2008 Joint Meeting of The Geological Society of America, Soil Science Society of America, American Society of Agronomy, Crop Science Society of America, Gulf Coast Association of Geological Societies with the Gulf Coast Section of SEPM

Paper No. 7
Presentation Time: 3:20 PM

Late Paleozoic Climate: Constraints on Warming and Cooling from the benthic foraminifera record


DAVYDOV, Vladimir, Department of Geosciences, Boise State University, 1910 University Drive, Boise, ID 83725, vdavydov@boisestate.edu

Benthic foraminifera including fusulinids (symbiont-bearing) are among the best indicators of paleoclimate and paleogeography in the Carboniferous and Permian. The Cenozoic record of benthic foraminifera diversity shows a strong correlation with well studied climatic changes for that time and this model of the interaction between tropical benthic foraminifera and climate is applied for the Late Paleozoic. Late Paleozoic is commonly regarded as a time of global greenhouse-icehouse climate transition. The most recent data suggest multiple phases of glaciation-deglaciation processes, although the number of these phases and their age constraints are debated. Marine biotas are sensitive to local, regional or global environmental changes and the exceptionally well studied benthic foraminifera are among the best indices of paleoenvironments.

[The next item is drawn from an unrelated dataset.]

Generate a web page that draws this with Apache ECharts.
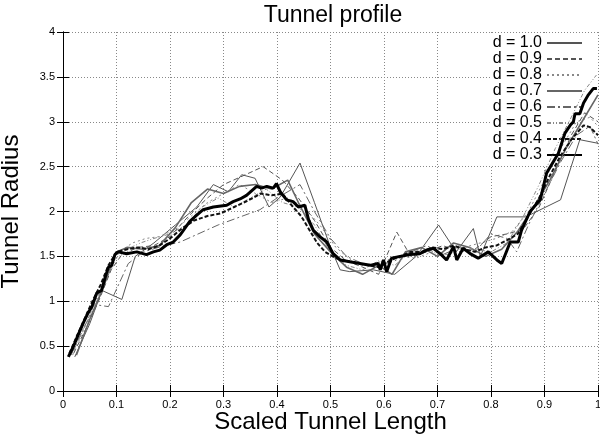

Two antitropical transitional realms (or provinces) periodically appear in the north and south from Tethyan realm in respond of cooler-water environments and possess specific and low diversity taxonomic composition. The dynamics of distribution of benthic foraminifera in space and time constrain important tectonic and climatic events at a global scale. The diversity of benthic foraminifera in northern Pangaea during the Carboniferous and Permian time indicate several cooling and warming episodes that correspond with proposed geological and geochemical proxies of climatic variations. The late Visean, Gzhelian-Asselian and Asselian-Sakmarian transitions represent the warmest times in the Late Paleozoic based on high benthic foraminifer's diversity and reduced provincialism. Climatic changes in the late Gzhelian through early Sakmarian were sharp and frequent. Kungurian time is associated with great global reductions of fusulinid diversity and with significant global cooling that eliminated fusulinids in the Boreal realm. Climatic variations during the Guadalupian-Lopingian were much smaller in scale with three small warming peaks at latest Kungurian, Late Wordian-Capitanian, and Changsingian.